Start in staging. Not production. Not “let’s just try it on one production namespace.” Staging.

kubectl apply -f install/kubernetes/istio-demo.yaml
kubectl label namespace staging istio-injection=enabled

Get comfortable with the abstractions. DestinationRule for defining service subsets, VirtualService for traffic splitting. Understand that these are two separate resources that reference each other and both need to be correct or nothing works.

apiVersion: networking.istio.io/v1alpha3
kind: DestinationRule
metadata:
  name: api
spec:
  host: api
  subsets:
  - name: v1
    labels:
      version: v1
  - name: v2
    labels:
      version: v2

Start with permissive mTLS. Watch your metrics. Only move to strict when you’re confident nothing breaks. Then add RBAC rules one service pair at a time.

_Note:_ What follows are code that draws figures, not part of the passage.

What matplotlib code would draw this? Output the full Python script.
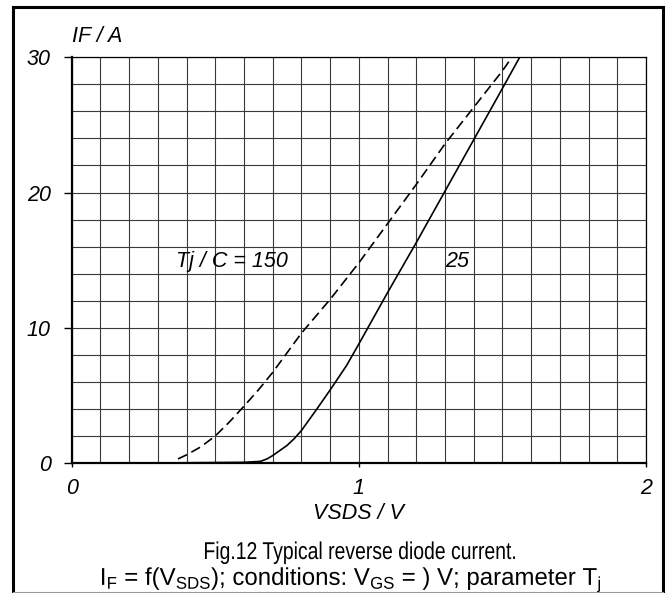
import matplotlib
matplotlib.use("Agg")
import matplotlib.pyplot as plt
from matplotlib.font_manager import FontProperties
from matplotlib.lines import Line2D
from matplotlib.patches import PathPatch
from matplotlib.textpath import TextPath
from matplotlib.ticker import MultipleLocator
from matplotlib.transforms import Affine2D

# reverse diode forward characteristic, read per temperature
v_25 = [0.0, 0.3, 0.6, 0.657, 0.68, 0.7, 0.72, 0.75, 0.775, 0.8, 0.854,
        0.9, 0.957, 1.0, 1.1, 1.2, 1.3, 1.4, 1.5, 1.56]
i_25 = [0.0, 0.0, 0.05, 0.12, 0.3, 0.55, 0.85, 1.3, 1.8, 2.4, 4.0,
        5.4, 7.2, 8.8, 12.6, 16.3, 20.1, 23.9, 27.7, 30.0]

v_150 = [0.37, 0.4, 0.45, 0.5, 0.55, 0.6, 0.65, 0.7, 0.8, 0.9, 1.0,
         1.1, 1.2, 1.3, 1.4, 1.5, 1.533]
i_150 = [0.3, 0.6, 1.2, 2.0, 3.05, 4.2, 5.4, 6.7, 9.6, 12.1, 14.8,
         17.7, 20.6, 23.6, 26.3, 29.0, 30.0]

x_ticks = [0, 1, 2]
y_ticks = [0, 10, 20, 30]

caption_1 = "Fig.12 Typical reverse diode current."
caption_2 = (r"$\mathregular{I_F}$ = f($\mathregular{V_{SDS}}$); conditions: "
             r"$\mathregular{V_{GS}}$ = ) V; parameter $\mathregular{T_j}$")

FONT = ["Liberation Sans", "DejaVu Sans"]
plt.rcParams["font.family"] = FONT
plt.rcParams["mathtext.fontset"] = "custom"
plt.rcParams["mathtext.rm"] = "Liberation Sans"

W, H = 667, 593
DPI = 100
fig = plt.figure(figsize=(W / DPI, H / DPI), dpi=DPI)
ax = fig.add_axes([71.7 / W, 1 - 463 / H, (646 - 71.7) / W, (463 - 57.3) / H])


def condensed_text(s, x0, x1, baseline, size):
    """Draw s in pixel coords, squeezed horizontally to span x0..x1."""
    tp = TextPath((0, 0), s, prop=FontProperties(family="Liberation Sans", size=size))
    bb = tp.get_extents()
    k = DPI / 72
    sx = (x1 - x0) / (bb.width * k)
    tr = Affine2D().translate(-bb.x0, 0).scale(sx * k, k).translate(x0, H - baseline)
    fig.add_artist(PathPatch(tp, transform=tr, facecolor="black", lw=0))


ax.plot(v_150, i_150, color="black", lw=1.2, dashes=(6, 3))
ax.plot(v_25, i_25, color="black", lw=1.2)

ax.set_xlim(0, 2)
ax.set_ylim(0, 30)
ax.xaxis.set_minor_locator(MultipleLocator(0.1))
ax.yaxis.set_minor_locator(MultipleLocator(2))
ax.grid(which="both", color="#3a3a3a", lw=0.8)
ax.set_axisbelow(True)

ax.set_xticks(x_ticks)
ax.set_yticks(y_ticks)
ax.set_xticklabels([str(t) for t in x_ticks], fontsize=15.5, style="italic")
ax.set_yticklabels([str(t) for t in y_ticks], fontsize=15.5, style="italic")
ax.tick_params(axis="x", which="major", length=3, width=1, pad=8)
ax.tick_params(axis="y", which="major", length=6, width=1, pad=9)
ax.tick_params(which="minor", length=0)

for side in ("left", "bottom"):
    ax.spines[side].set_linewidth(1.6)
for side in ("top", "right"):
    ax.spines[side].set_linewidth(0.9)

ax.text(0, 1.025, "IF / A", transform=ax.transAxes, fontsize=15.5,
        style="italic", ha="left", va="bottom")
ax.set_xlabel("VSDS / V", fontsize=15.5, style="italic", labelpad=3)

ax.text(0.363, 14.9, "Tj / C = 150", fontsize=15.5, style="italic",
        ha="left", va="center")
ax.text(1.30, 14.9, "25", fontsize=15.5, style="italic",
        ha="left", va="center")

condensed_text(caption_1, 205, 515, 559, 17.5)
condensed_text(caption_2, 102, 600, 585, 17.5)

# outer frame
frame = dict(color="black", lw=2.2, transform=fig.transFigure)
fig.add_artist(Line2D([12.7 / W, 12.7 / W], [1 - 591.5 / H, 1 - 6.7 / H], **frame))
fig.add_artist(Line2D([662.7 / W, 662.7 / W], [1 - 591.5 / H, 1 - 6.7 / H], **frame))
fig.add_artist(Line2D([12.7 / W, 662.7 / W], [1 - 6.7 / H, 1 - 6.7 / H], **frame))
fig.add_artist(Line2D([12.7 / W, 662.7 / W], [1 - 591.5 / H, 1 - 591.5 / H],
                      color="#999999", lw=0.8, transform=fig.transFigure))

fig.savefig("out.png", dpi=DPI, facecolor="white")
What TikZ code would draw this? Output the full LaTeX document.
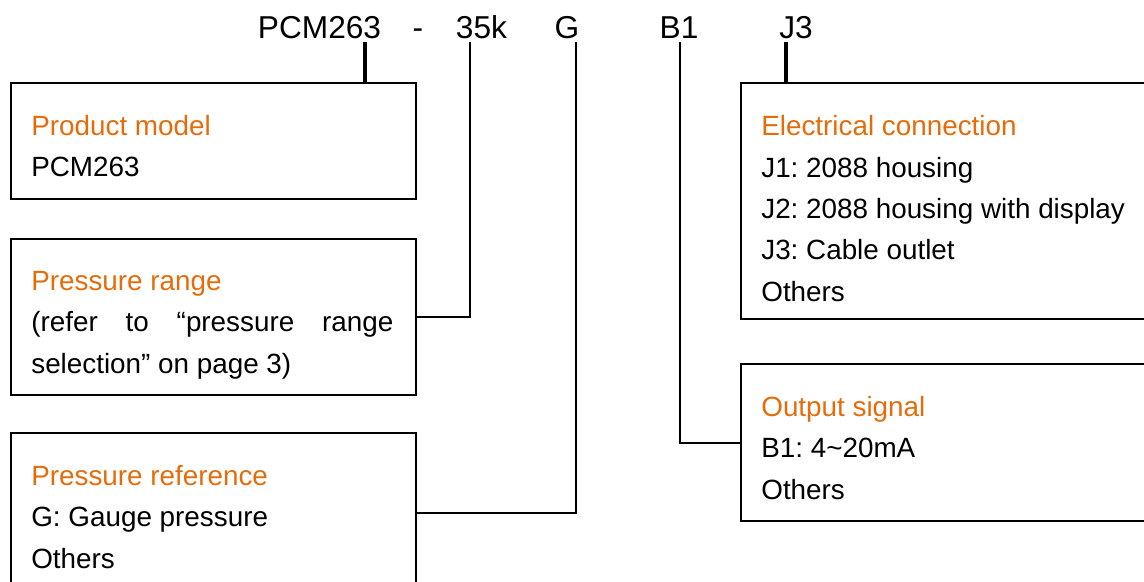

The teams I’ve seen fail with Istio all did the same thing: they adopted everything at once because the demo looked cool. The teams that succeeded treated it like any other piece of infrastructure — incrementally, skeptically, with rollback plans and runbooks.

Istio is a powerful tool. Whether it’s the right tool for you is a different question entirely. At the fintech startup, we got value from it — eventually. But “eventually” involved a lot of late nights and some colorful Slack messages that I won’t reproduce here.